The painting depicts a singer whose face is full of emotions. The painter did this masterpiece circa 1510 during the Renaissance period. The attribution of this particular painting to Giorgione is under debate with some commentators linking it to Domenico Capriolo and other commentators believe that this painting was executed just after Giorgione’s demise. The young man seemingly expresses his emotions through singing with an air of baroque pathos. The location of this masterpiece is clearly brought to life by the chiaroscuro effects surrounding it.
Giorgione makes use of intricate brushworks that effectively help him convey the singer’s mood and express his passion for singing. The use of light, colour and the atmosphere surrounding the singe in the portrait that helped him to this composition a distinctive character. There is evident use of lyricism and monumentality which involved layering complementary colours from a very simple palette. This saw him utilise gradual shades of colours to depict the element of light, often known as chiaroscuro. The technique went a long way in adding character. The materials used were oil-based paints on canvas.
His career took shape at a time when Renaissance was in full flow but at the same time Italy was in constant wars in the provinces. Artists like Filippo Brunelleschi, Donatello, The Bellini brothers, Filippino Lippi and Lorenzo Ghiberti played a crucial role in the growth of Renaissance period of art.

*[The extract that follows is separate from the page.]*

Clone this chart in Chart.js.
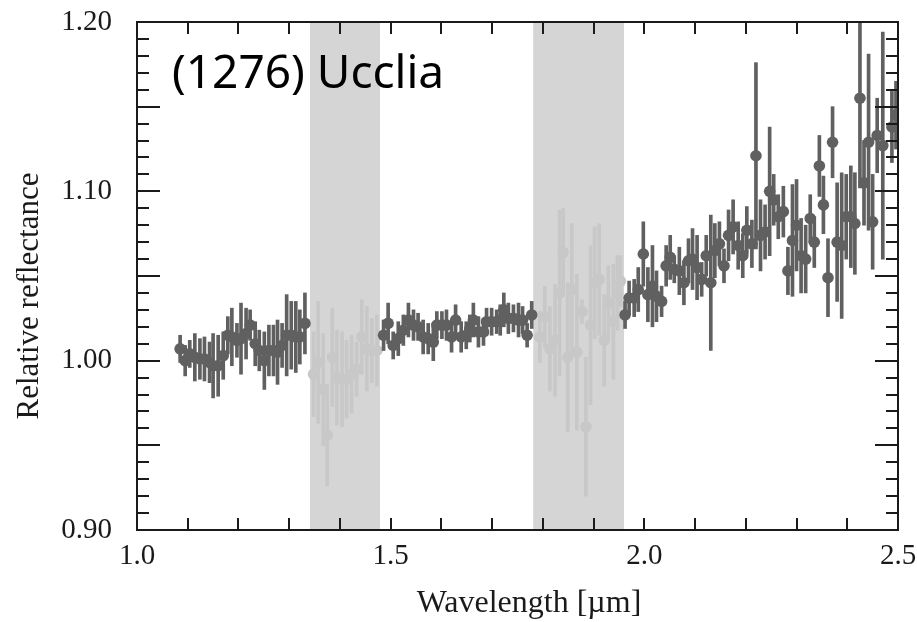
<!DOCTYPE html>
<html><head><meta charset="utf-8">
<script src="https://cdn.jsdelivr.net/npm/chart.js@4.4.1/dist/chart.umd.min.js"></script>
<style>html,body{margin:0;padding:0;background:#fff;}#wrap{width:917px;height:622px;}</style>
</head><body><div id="wrap"><canvas id="c" width="917" height="622"></canvas></div>
<script>
const titleText = '(1276) Ucclia';
const xTitle = 'Wavelength [µm]';
const yTitle = 'Relative reflectance';
const xTickLabels = [1.0, 1.5, 2.0, 2.5];
const yTickLabels = [0.90, 1.00, 1.10, 1.20];
const maskedBands = [[1.341, 1.479], [1.781, 1.960]];

// J-band segment
const jWave = [1.085,1.095,1.104,1.114,1.124,1.133,1.143,1.150,1.160,1.170,1.179,1.187,1.197,1.205,1.215,1.223,1.233,1.241,1.251,1.260,1.269,1.277,1.286,1.295,1.304,1.313,1.321,1.331];
const jRefl = [1.007,1.000,1.004,1.002,1.001,1.001,0.999,0.997,0.997,1.003,1.015,1.014,1.012,1.013,1.016,1.021,1.010,1.006,1.000,1.006,1.006,1.005,1.009,1.015,1.015,1.014,1.014,1.022];
const jErr  = [0.008,0.009,0.008,0.014,0.012,0.013,0.012,0.019,0.018,0.014,0.011,0.017,0.010,0.021,0.015,0.009,0.013,0.012,0.017,0.015,0.015,0.019,0.013,0.024,0.020,0.021,0.016,0.018];

// H-band segment
const hWave = [1.486,1.495,1.505,1.515,1.525,1.535,1.545,1.554,1.564,1.574,1.584,1.591,1.601,1.610,1.620,1.628,1.639,1.649,1.656,1.663,1.673,1.683,1.689,1.699,1.709,1.716,1.723,1.732,1.742,1.752,1.760,1.769,1.778];
const hRefl = [1.015,1.022,1.009,1.013,1.018,1.024,1.021,1.020,1.014,1.013,1.011,1.021,1.021,1.021,1.014,1.024,1.014,1.015,1.019,1.024,1.017,1.017,1.023,1.023,1.023,1.024,1.030,1.025,1.025,1.024,1.024,1.015,1.027];
const hErr  = [0.009,0.012,0.008,0.010,0.009,0.010,0.009,0.008,0.010,0.009,0.011,0.008,0.008,0.009,0.009,0.009,0.009,0.008,0.008,0.010,0.009,0.008,0.008,0.008,0.007,0.009,0.010,0.009,0.008,0.010,0.008,0.007,0.008];

// K-band segment
const kWave = [1.962,1.970,1.980,1.988,1.998,2.007,2.016,2.024,2.034,2.043,2.051,2.059,2.069,2.078,2.087,2.095,2.104,2.113,2.122,2.131,2.139,2.148,2.157,2.166,2.175,2.185,2.194,2.202,2.212,2.220,2.229,2.238,2.247,2.255,2.264,2.274,2.283,2.292,2.300,2.309,2.318,2.327,2.335,2.345,2.353,2.362,2.371,2.380,2.389,2.398,2.407,2.415,2.425,2.433,2.442,2.450,2.459,2.470,2.488,2.496];
const kRefl = [1.027,1.037,1.037,1.042,1.063,1.039,1.044,1.038,1.035,1.056,1.061,1.054,1.053,1.046,1.059,1.060,1.055,1.048,1.062,1.046,1.065,1.069,1.056,1.074,1.079,1.068,1.062,1.077,1.069,1.121,1.074,1.076,1.100,1.095,1.085,1.088,1.053,1.071,1.080,1.062,1.060,1.084,1.070,1.115,1.092,1.049,1.129,1.070,1.068,1.085,1.085,1.081,1.155,1.105,1.129,1.082,1.133,1.127,1.138,1.145];
const kErr  = [0.008,0.010,0.011,0.013,0.019,0.016,0.024,0.015,0.009,0.012,0.013,0.008,0.014,0.013,0.013,0.018,0.019,0.010,0.012,0.040,0.016,0.013,0.010,0.015,0.016,0.014,0.013,0.014,0.014,0.055,0.021,0.016,0.038,0.015,0.013,0.015,0.014,0.033,0.027,0.022,0.020,0.014,0.015,0.018,0.017,0.023,0.021,0.035,0.043,0.025,0.030,0.030,0.053,0.025,0.052,0.028,0.022,0.067,0.021,0.020];

// telluric (masked) points
const maskWave = [1.348,1.357,1.367,1.375,1.385,1.394,1.404,1.413,1.423,1.433,1.443,1.453,1.463,1.473,1.794,1.804,1.814,1.824,1.833,1.840,1.849,1.857,1.867,1.877,1.885,1.894,1.902,1.911,1.921,1.929,1.939,1.947,1.953];
const maskRefl = [0.992,0.999,0.983,0.956,1.002,0.990,0.989,0.989,0.992,0.995,1.014,1.007,1.006,1.006,1.014,1.026,1.007,1.012,1.040,1.064,1.002,1.042,1.005,1.029,0.961,1.021,1.046,1.048,1.012,1.034,1.023,1.040,1.047];
const maskErr  = [0.025,0.036,0.033,0.030,0.029,0.028,0.028,0.023,0.023,0.016,0.022,0.025,0.019,0.021,0.015,0.018,0.025,0.033,0.049,0.026,0.044,0.039,0.046,0.007,0.041,0.047,0.033,0.033,0.027,0.022,0.034,0.022,0.015];

const DARK = '#606060', LIGHT = '#c8c8c8', BAND = '#d5d5d5', INK = '#1a1a1a';

const goodWave = jWave.concat(hWave, kWave);
const goodRefl = jRefl.concat(hRefl, kRefl);
const goodErr  = jErr.concat(hErr, kErr);

const pts  = (w, r) => w.map((x, i) => ({x, y: r[i]}));
const bars = (w, r, e) => w.map((x, i) => ({x, y: [r[i] - e[i], r[i] + e[i]]}));

const framePlugin = {
  id: 'frame',
  beforeDatasetsDraw(chart) {
    const {ctx, chartArea: a, scales: {x}} = chart;
    ctx.save();
    ctx.fillStyle = BAND;
    maskedBands.forEach(([s, e]) => {
      const x0 = x.getPixelForValue(s), x1 = x.getPixelForValue(e);
      ctx.fillRect(x0, a.top, x1 - x0, a.bottom - a.top);
    });
    ctx.restore();
  },
  afterDraw(chart) {
    const {ctx, chartArea: a, scales: {x, y}} = chart;
    ctx.save();
    ctx.strokeStyle = INK;
    ctx.lineWidth = 2;
    ctx.beginPath();
    for (let i = 1; i < 15; i++) {
      const px = Math.round(x.getPixelForValue(1.0 + i * 0.1));
      ctx.moveTo(px, a.bottom); ctx.lineTo(px, a.bottom - 12);
      ctx.moveTo(px, a.top); ctx.lineTo(px, a.top + 12);
    }
    for (let i = 1; i < 30; i++) {
      const py = Math.round(y.getPixelForValue(0.9 + i * 0.01));
      const len = (i % 5 === 0) ? 23 : 12;
      ctx.moveTo(a.left, py); ctx.lineTo(a.left + len, py);
      ctx.moveTo(a.right, py); ctx.lineTo(a.right - len, py);
    }
    ctx.stroke();
    ctx.strokeRect(a.left, a.top, a.right - a.left, a.bottom - a.top);
    // panel label
    ctx.fillStyle = '#000';
    ctx.font = '46px "Noto Sans"';
    ctx.textBaseline = 'alphabetic';
    ctx.textAlign = 'left';
    ctx.fillText(titleText, a.left + 35, a.top + 66);
    // axis titles
    ctx.fillStyle = INK;
    ctx.font = '32px "Liberation Serif"';
    ctx.textAlign = 'center';
    ctx.fillText(xTitle, 529, 612);
    ctx.translate(30, 296);
    ctx.rotate(-Math.PI / 2);
    ctx.font = '31px "Liberation Serif"';
    ctx.textBaseline = 'middle';
    ctx.fillText(yTitle, 0, 0);
    ctx.restore();
  }
};

new Chart(document.getElementById('c'), {
  type: 'scatter',
  data: {
    datasets: [
      {type: 'bar', data: bars(maskWave, maskRefl, maskErr), backgroundColor: LIGHT, barThickness: 3, grouped: false, order: 4},
      {type: 'scatter', data: pts(maskWave, maskRefl), pointRadius: 5.8, backgroundColor: LIGHT, borderWidth: 0, order: 3},
      {type: 'bar', data: bars(goodWave, goodRefl, goodErr), backgroundColor: DARK, barThickness: 3, grouped: false, order: 2},
      {type: 'scatter', data: pts(goodWave, goodRefl), pointRadius: 5.8, backgroundColor: DARK, borderWidth: 0, order: 1}
    ]
  },
  options: {
    responsive: false,
    animation: false,
    layout: {padding: {left: 0, right: 19, top: 22, bottom: 0}},
    plugins: {legend: {display: false}, tooltip: {enabled: false}},
    scales: {
      x: {
        type: 'linear', min: 1.0, max: 2.5, offset: false,
        grid: {display: false, drawTicks: false}, border: {display: false},
        afterBuildTicks: s => { s.ticks = xTickLabels.map(v => ({value: v})); },
        afterFit: s => { s.height = 92; s.paddingLeft = 0; s.paddingRight = 0; s.paddingTop = 0; s.paddingBottom = 0; },
        ticks: {padding: 9, autoSkip: false, maxRotation: 0, color: INK,
                font: {family: 'Liberation Serif', size: 29},
                callback: v => Number(v).toFixed(1)},
        title: {display: false}
      },
      y: {
        type: 'linear', min: 0.9, max: 1.2,
        grid: {display: false, drawTicks: false}, border: {display: false},
        afterBuildTicks: s => { s.ticks = yTickLabels.map(v => ({value: v})); },
        afterFit: s => { s.width = 137; s.paddingLeft = 0; s.paddingRight = 0; s.paddingTop = 0; s.paddingBottom = 0; },
        ticks: {padding: 25, autoSkip: false, color: INK,
                font: {family: 'Liberation Serif', size: 29},
                callback: v => Number(v).toFixed(2)},
        title: {display: false}
      }
    }
  },
  plugins: [framePlugin]
});
</script></body></html>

Giorgione derived great inspiration and influence from Giovanni Bellini and Leonardo Da Vinci. Giorgione was an apprentice of Giovanni Bellini where he laid a firm foundation in his painting career. Giorgione's landscapes in his later years were quite similar to those produced by the former years of Bellini.
It gave his paintings a fresh breathe of life especially how nature was viewed through paintings. Giorgione met Da Vinci later in his career and some scholars say that this meeting profoundly influenced Giorgione’s painting techniques. In his wake, Giorgione had left a huge impact on modern art painters and his influence is still felt to date. Some of the great painters he influenced include Palma Vecchio, Nicolas Poussin, Paris Bordon, Sebastiano del Piombo and Lorenzo Lotto and movements like The Baroque, Impressionism and High Renaissance.